In a high-CPM niche like finance ($15 CPM), the math improves: you need about 121,000 monthly views for $1,000/month. Still significant — but more achievable.

To earn $1,000/month from a $20 digital product:

At a modest 1% conversion rate, you need 5,000 people per month to see your offer. That could be:

  • 5,000 video viewers who click the description link
  • A mix of video + blog + email traffic
  • A niche channel with high-intent viewers (finance, productivity, side hustles) where conversion is naturally higher

5,000 targeted views is a beginner-achievable number. Especially when your traffic doesn't all have to come from YouTube — your description link works on blog posts, Pinterest, and every other channel where you share content.

The upshot: $1,000/month from digital products requires roughly 100x less traffic than $1,000/month from ads.

How to Make Money on YouTube as a Beginner: The Fastest Path

The fastest path to YouTube income — especially before you hit YPP eligibility — is this:

Use YouTube as a traffic source. Sell a digital product. Don't wait for monetization.

This works because:

  1. YouTube videos show up in Google search results (double traffic — YouTube AND Google)
  2. Video descriptions are high-intent placement — viewers who click are actively interested
  3. You can start earning on your first video if the right viewer finds it

The sequence:

  1. Create a digital product (ebook, guide, template — something your niche actually needs)
  2. Mention it naturally in your videos ("I put together a full guide on this — link in the description")
  3. Drop the link in the description with a clear one-line sell
  4. Add a pinned comment with the same link

That's it. You don't need a merch shelf. You don't need YPP. You don't need a massive audience.

Setting Up the Digital Product → YouTube Pipeline

Here's the practical setup:

In every video description: Put your product link in the first 2–3 lines — above the fold, before "Show more." Viewers rarely scroll descriptions, so placement matters. Something like: "Full guide with everything in this video (+ more): [link]"

Verbal mention in the video: You don't need a full sales pitch. A 10-second natural mention works: "If you want the detailed version of this, I put it all in a guide — link's in the description." Do this around the 30–60 second mark and again at the end.

Channel store / featured products: Once eligible, you can add products to your YouTube store tab. For digital products, you'd typically link out to your product page rather than sell through the YouTube native store (which is built for physical merch).

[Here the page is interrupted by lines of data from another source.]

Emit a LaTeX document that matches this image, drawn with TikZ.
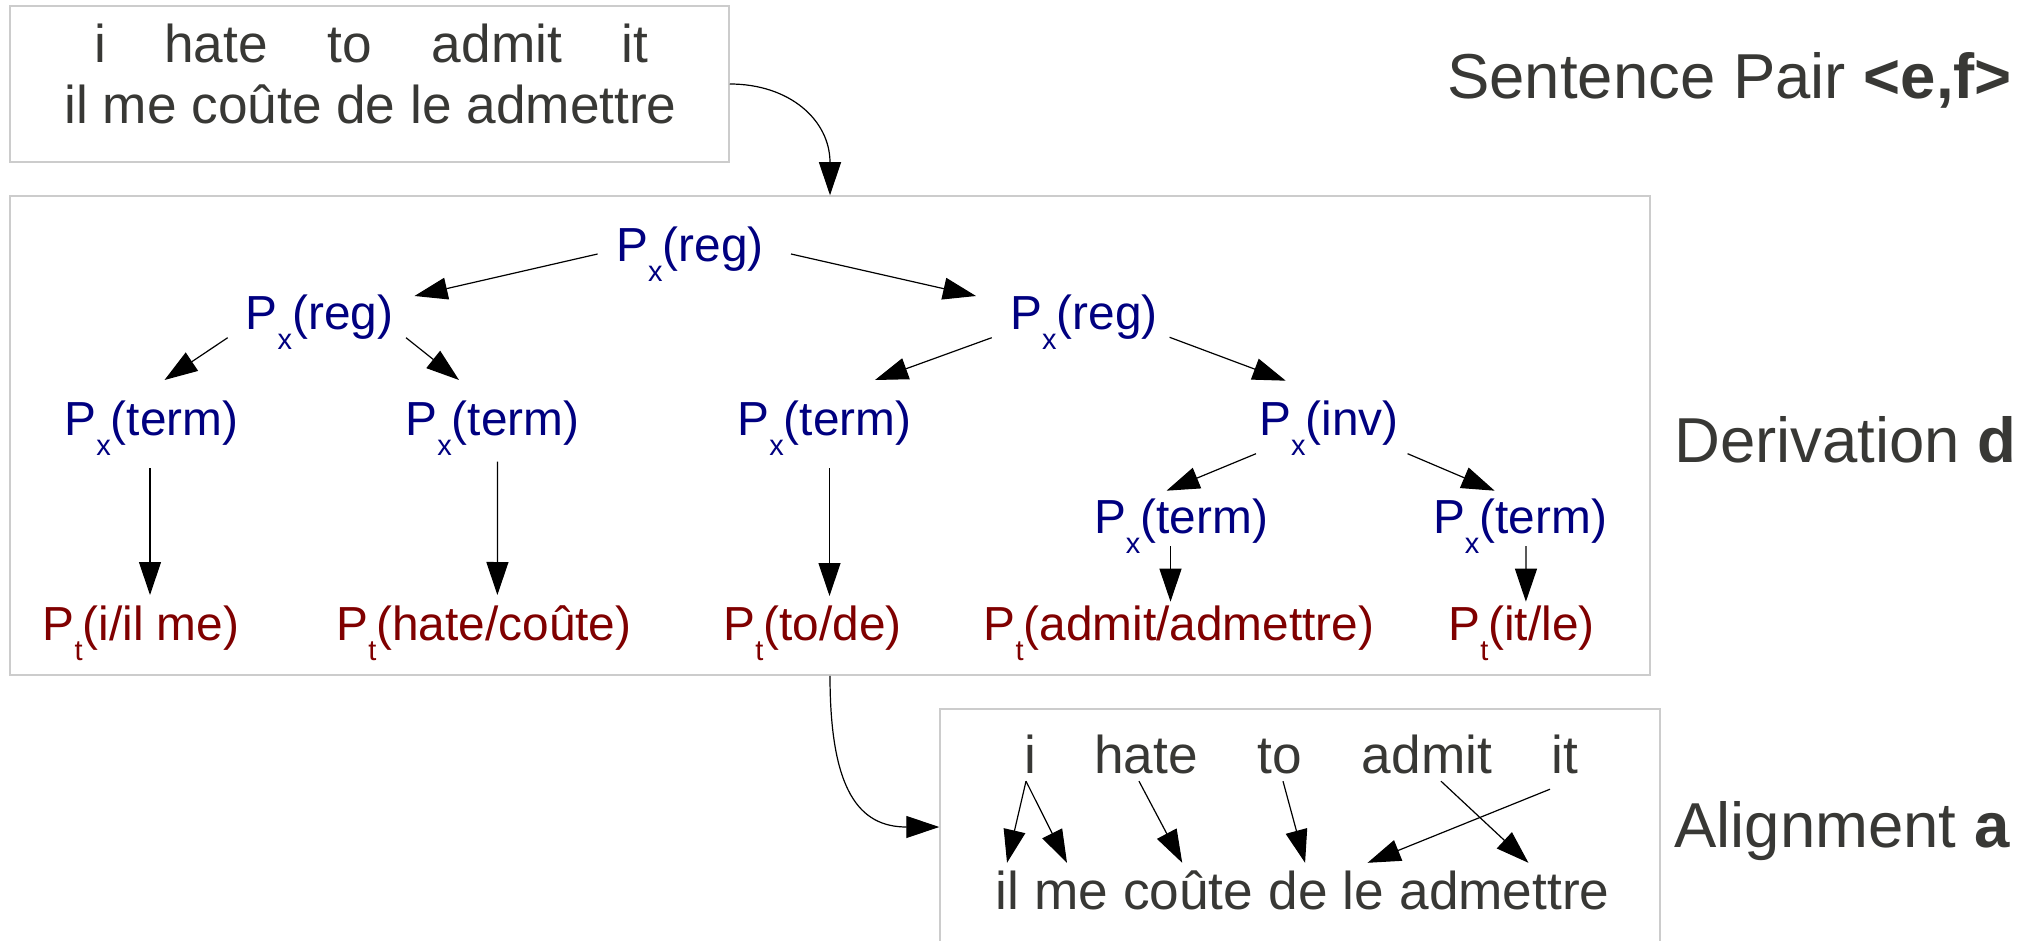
\documentclass[tikz,border=0pt]{standalone}
\usepackage{fontspec}
\setmainfont{Liberation Sans}
\usetikzlibrary{arrows.meta,calc}
\definecolor{txt}{HTML}{383835}
\definecolor{boxc}{HTML}{CCCCCC}
\definecolor{pxc}{HTML}{000080}
\definecolor{ptc}{HTML}{800000}
\newcommand\sbx[1]{\raisebox{-20pt}{\fontsize{29}{29}\selectfont #1}}
\begin{document}
\begin{tikzpicture}[x=1pt,y=-1pt,
  panel/.style={draw=boxc,line width=1.5pt,inner sep=0pt},
  sent/.style={font=\fontsize{53.2}{60}\selectfont,text=txt,inner sep=0pt},
  topw/.style={sent,anchor=base,text height=38pt,text depth=8pt},
  botw/.style={sent,anchor=base west,text height=46pt,text depth=0pt},
  px/.style={font=\fontsize{47.8}{50}\selectfont,text=pxc,inner sep=0pt,anchor=base},
  pt/.style={px,text=ptc},
  lab/.style={font=\fontsize{63.5}{70}\selectfont,text=txt,inner sep=0pt,anchor=base west},
  arr/.style={draw=black,line width=1.2pt,-{Triangle[length=33pt,width=22pt]}},
]
\fill[white] (0,0) rectangle (2027,941);
\useasboundingbox (0,0) rectangle (2027,941);

% panels
\node[panel,minimum width=719pt,minimum height=156pt] (box1) at (369.5,84) {};
\node[panel,minimum width=1640pt,minimum height=479pt] (box2) at (830,435.5) {};
\node[panel,minimum width=720pt,minimum height=236pt] (box3) at (1300,827) {};

% side labels
\node[lab] (l1) at (1447,99) {Sentence Pair \textbf{<e,f>}};
\node[lab] (l2) at (1674,462) {Derivation \textbf{d}};
\node[lab] (l3) at (1674,847) {Alignment \textbf{a}};

% sentence pair
\node[topw] (e1) at (100,63) {i};
\node[topw] (e2) at (216,63) {hate};
\node[topw] (e3) at (350,63) {to};
\node[topw] (e4) at (497,63) {admit};
\node[topw] (e5) at (635,63) {it};
\node[sent,anchor=base] (f0) at (370.5,124) {il me coûte de le admettre};

% derivation tree
\node[px] (r)   at (690,262)    {P\sbx{x}(reg)};
\node[px] (lr)  at (319.5,330)  {P\sbx{x}(reg)};
\node[px] (rr)  at (1084,330)   {P\sbx{x}(reg)};
\node[px] (t1)  at (151.5,435)  {P\sbx{x}(term)};
\node[px] (t2)  at (492.5,435)  {P\sbx{x}(term)};
\node[px] (t3)  at (824.5,435)  {P\sbx{x}(term)};
\node[px] (inv) at (1329,435)   {P\sbx{x}(inv)};
\node[px] (t4)  at (1181,533)   {P\sbx{x}(term)};
\node[px] (t5)  at (1520,533)   {P\sbx{x}(term)};
\node[pt] (q1)  at (141,640)    {P\sbx{t}(i/il me)};
\node[pt] (q2)  at (484,640)    {P\sbx{t}(hate/coûte)};
\node[pt] (q3)  at (812.5,640)  {P\sbx{t}(to/de)};
\node[pt] (q4)  at (1179,640)   {P\sbx{t}(admit/admettre)};
\node[pt] (q5)  at (1521.5,640) {P\sbx{t}(it/le)};

\draw[arr] ($(r.base)+(-92.4,-8)$) -- ($(lr.base)+(95,-34)$);
\draw[arr] ($(r.base)+(101,-8)$) -- ($(rr.base)+(-108,-34)$);
\draw[arr] ($(lr.base)+(-91.8,7.7)$) -- ($(t1.base)+(13,-55)$);
\draw[arr] ($(lr.base)+(86.5,7.7)$) -- ($(t2.base)+(-33.5,-55)$);
\draw[arr] ($(rr.base)+(-92.3,7.7)$) -- ($(t3.base)+(50.5,-55)$);
\draw[arr] ($(rr.base)+(85.6,7.3)$) -- ($(inv.base)+(-43.3,-54.3)$);
\draw[arr] ($(t1.base)+(-1.5,33)$) -- ($(q1.base)+(9,-45)$);
\draw[arr] ($(t2.base)+(5,26.7)$) -- ($(q2.base)+(13.4,-45)$);
\draw[arr] ($(t3.base)+(5,33)$) -- ($(q3.base)+(17,-44)$);
\draw[arr] ($(inv.base)+(-73,18.7)$) -- ($(t4.base)+(-14.5,-42.3)$);
\draw[arr] ($(inv.base)+(78.6,18.7)$) -- ($(t5.base)+(-25.4,-42.3)$);
\draw[arr] ($(t4.base)+(-10.5,13)$) -- ($(q4.base)+(-8.5,-38.3)$);
\draw[arr] ($(t5.base)+(6,13)$) -- ($(q5.base)+(4.4,-38.3)$);

% alignment
\node[topw] (ai)     at (1030,773) {i};
\node[topw] (ahate)  at (1146,773) {hate};
\node[topw] (ato)    at (1280,773) {to};
\node[topw] (aadmit) at (1427,773) {admit};
\node[topw] (ait)    at (1565,773) {it};
\node[botw] (bil) at (995,909) {il};
\node[botw] (bme) at ($(bil.base east)+(14.8,0)$) {me};
\node[botw] (bcoute) at ($(bme.base east)+(14.8,0)$) {coûte};
\node[botw] (bde) at ($(bcoute.base east)+(14.8,0)$) {de};
\node[botw] (ble) at ($(bde.base east)+(14.8,0)$) {le};
\node[botw] (badm) at ($(ble.base east)+(14.8,0)$) {admettre};

\draw[arr] ($(ai.south)+(-4,0)$) -- (bil.north);
\draw[arr] ($(ai.south)+(-4,0)$) -- ($(bme.north)+(-4,0)$);
\draw[arr] ($(ahate.south)+(-7,0)$) -- ($(bcoute.north)+(-6,0)$);
\draw[arr] ($(ato.south)+(3,0)$) -- ($(bde.north)+(7,0)$);
\draw[arr] ($(aadmit.south)+(14,0)$) -- ($(badm.north)+(24,0)$);
\draw[arr] ($(ait.south)+(-15,8)$) -- ($(ble.north)+(4,0)$);

% panel connectors
\draw[arr] (box1.east) .. controls +(60,0) and +(0,-75) .. (box2.north);
\draw[arr] (box2.south) .. controls +(0,115) and +(-80,0) .. (box3.west);
\end{tikzpicture}
\end{document}
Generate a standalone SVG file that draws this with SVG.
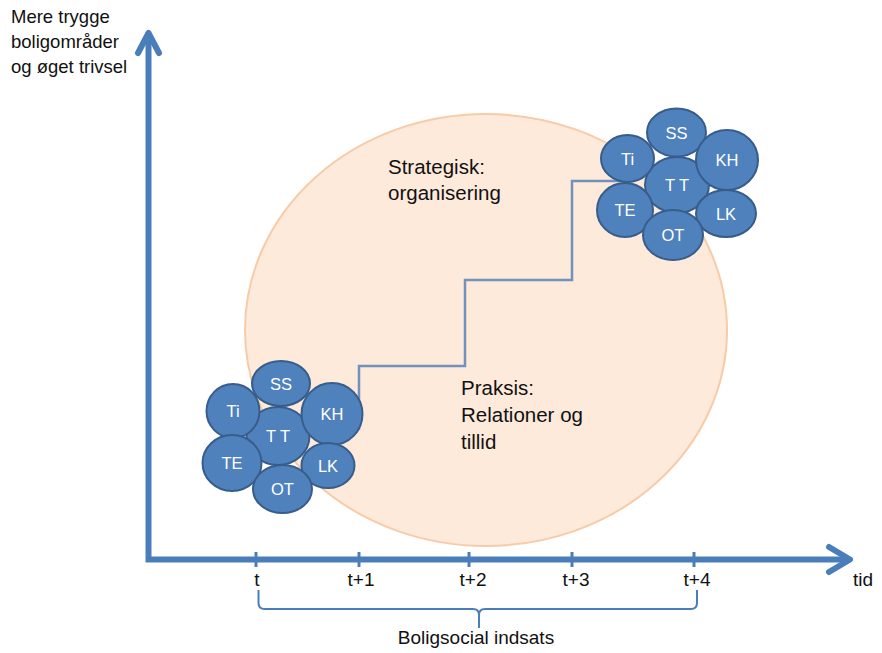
<svg xmlns="http://www.w3.org/2000/svg" width="882" height="653" viewBox="0 0 882 653">
<style>
  text { font-family: "Liberation Sans", Arial, sans-serif; fill: #111; }
  .lbl { font-size: 18.5px; }
  .big { font-size: 20.5px; }
  .nd ellipse { fill: #4f81bd; stroke: #385d8a; stroke-width: 2; }
  .nd text { fill: #ffffff; font-size: 16.5px; text-anchor: middle; dominant-baseline: central; }
  .axis { stroke: #4a7ebb; stroke-width: 6; fill: none; }
  .head { stroke: #4a7ebb; stroke-width: 6; fill: none; stroke-linecap: round; stroke-linejoin: round; }
  .tick { stroke: #4a7ebb; stroke-width: 3; }
  .brace { stroke: #4a7ebb; stroke-width: 2; fill: none; }
  .stair { stroke: #7391bd; stroke-width: 2.5; fill: none; }
  .tl { font-size: 19px; text-anchor: middle; }
</style>
<rect width="882" height="653" fill="#ffffff"/>
<g id="region">
  <ellipse cx="486" cy="330" rx="241" ry="216" fill="#fdeadb" stroke="#f8cba8" stroke-width="2"/>
  <text class="big" x="388" y="174">Strategisk:</text>
  <text class="big" x="388" y="200">organisering</text>
  <text class="big" x="461" y="395">Praksis:</text>
  <text class="big" x="461" y="422">Relationer og</text>
  <text class="big" x="461" y="449">tillid</text>
</g>
<g id="connectors">
  <polyline class="stair" points="359,430 359,366 465,366 465,280 572,280 572,181 625,181"/>
</g>
<g id="axes">
  <polyline class="axis" points="148.5,40 148.5,559.5 845,559.5" stroke-linejoin="miter"/>
  <polyline class="head" points="138,53 148.5,33 159,53"/>
  <polyline class="head" points="829,547 850,559.5 829,572"/>
  <line class="tick" x1="256" y1="552" x2="256" y2="567"/>
  <line class="tick" x1="359" y1="552" x2="359" y2="567"/>
  <line class="tick" x1="469" y1="552" x2="469" y2="567"/>
  <line class="tick" x1="572" y1="552" x2="572" y2="567"/>
  <line class="tick" x1="694" y1="552" x2="694" y2="567"/>
  <text class="tl" x="257" y="586">t</text>
  <text class="tl" x="361" y="586">t+1</text>
  <text class="tl" x="473" y="586">t+2</text>
  <text class="tl" x="576" y="586">t+3</text>
  <text class="tl" x="697" y="586">t+4</text>
  <text class="tl" x="863" y="586">tid</text>
  <path class="brace" d="M258.5,590 V603 Q258.5,609 264.5,609 H473 Q479,609 479,615 V628 V615 Q479,609 485,609 H691 Q697,609 697,603 V590"/>
  <text class="tl" x="476" y="644">Boligsocial indsats</text>
  <text class="lbl" x="11" y="23">Mere trygge</text>
  <text class="lbl" x="11" y="48">boligområder</text>
  <text class="lbl" x="11" y="73">og øget trivsel</text>
</g>
<g id="cluster-left">
  <g id="L-TT" class="nd"><ellipse cx="278" cy="436" rx="31.5" ry="29"/><text x="278" y="436">T T</text></g>
  <g id="L-SS" class="nd"><ellipse cx="281" cy="383.5" rx="29" ry="22.5"/><text x="281" y="383.5">SS</text></g>
  <g id="L-Ti" class="nd"><ellipse cx="233" cy="411" rx="26.5" ry="27"/><text x="233" y="411">Ti</text></g>
  <g id="L-KH" class="nd"><ellipse cx="332" cy="414" rx="30.5" ry="31"/><text x="332" y="414">KH</text></g>
  <g id="L-TE" class="nd"><ellipse cx="232" cy="463" rx="29.5" ry="28"/><text x="232" y="463">TE</text></g>
  <g id="L-LK" class="nd"><ellipse cx="328" cy="465.5" rx="26.5" ry="22.5"/><text x="328" y="465.5">LK</text></g>
  <g id="L-OT" class="nd"><ellipse cx="282.5" cy="489" rx="29.5" ry="24"/><text x="282.5" y="489">OT</text></g>
</g>
<g id="cluster-right">
  <g id="R-TT" class="nd"><ellipse cx="677" cy="185" rx="32" ry="28"/><text x="677" y="185">T T</text></g>
  <g id="R-SS" class="nd"><ellipse cx="676.5" cy="132.5" rx="29.5" ry="24"/><text x="676.5" y="132.5">SS</text></g>
  <g id="R-Ti" class="nd"><ellipse cx="627.5" cy="158.5" rx="26.5" ry="23.5"/><text x="627.5" y="158.5">Ti</text></g>
  <g id="R-KH" class="nd"><ellipse cx="727" cy="160" rx="31" ry="30"/><text x="727" y="160">KH</text></g>
  <g id="R-TE" class="nd"><ellipse cx="625" cy="210" rx="28" ry="27"/><text x="625" y="210">TE</text></g>
  <g id="R-LK" class="nd"><ellipse cx="726" cy="213.5" rx="30" ry="23.5"/><text x="726" y="213.5">LK</text></g>
  <g id="R-OT" class="nd"><ellipse cx="673" cy="235" rx="30" ry="25"/><text x="673" y="235">OT</text></g>
</g>
</svg>
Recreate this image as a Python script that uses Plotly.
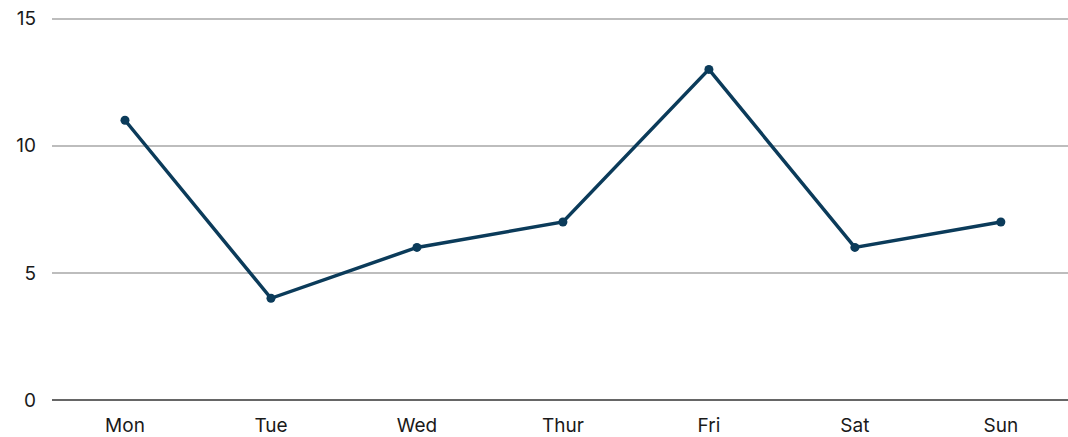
import plotly.graph_objects as go

days = ["Mon", "Tue", "Wed", "Thur", "Fri", "Sat", "Sun"]
values = [11, 4, 6, 7, 13, 6, 7]
y_ticks = [0, 5, 10, 15]

fig = go.Figure()
fig.add_trace(go.Scatter(
    x=days, y=values, mode="lines+markers",
    line=dict(color="#0b3b5a", width=3.5),
    marker=dict(size=9, color="#0b3b5a"),
    showlegend=False,
))

fig.update_layout(
    width=1068, height=437,
    margin=dict(l=52, r=0, t=16, b=32),
    paper_bgcolor="white", plot_bgcolor="white",
    font=dict(family="Inter, Noto Sans, sans-serif", size=19, color="#1a1a1a"),
    xaxis=dict(
        type="category", range=[-0.5, 6.46],
        showgrid=False, showline=False, zeroline=False,
        ticks="", ticklabelstandoff=12, ticklabeloverflow="allow",
    ),
    yaxis=dict(
        range=[0, 15.1], tickvals=y_ticks,
        showgrid=True, gridcolor="#bdbdbd", gridwidth=1.5,
        zeroline=True, zerolinecolor="#666666", zerolinewidth=2,
        showline=False, ticks="", ticklabelstandoff=15,
        ticklabeloverflow="allow",
    ),
)

fig.write_html(
    "out.html",
    config={"displayModeBar": False},
    post_script="document.body.style.margin='0';document.body.style.overflow='hidden';",
)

Pinned comment: Leave a pinned comment on each video linking to your product. Viewers who scroll to comments are your most engaged — high conversion potential.

Description template:

[Product name] — [one-line benefit] → [link]

[Video description / timestamps]

---
More resources: [other links]

Keep it clean. YouTube's audience is used to description links — it's not spammy, it's expected.

The Honest Bottom Line

Here's how to make money on YouTube in the real world:

  • AdSense is real money but requires scale and patience. Don't plan your business around it early.
  • Channel memberships and Super Chat require an engaged existing audience — not a starting point.
  • Affiliate marketing works at any audience size if your content naturally involves recommendations.
  • Brand deals become available earlier than most creators expect — outreach works.
  • Digital products are the fastest path for most beginners — no eligibility gate, works at small scale, highest margin.

The creators who start earning fastest aren't the ones who waited for YPP. They're the ones who built something to sell, pointed their content at it, and started earning before their channel was even "big."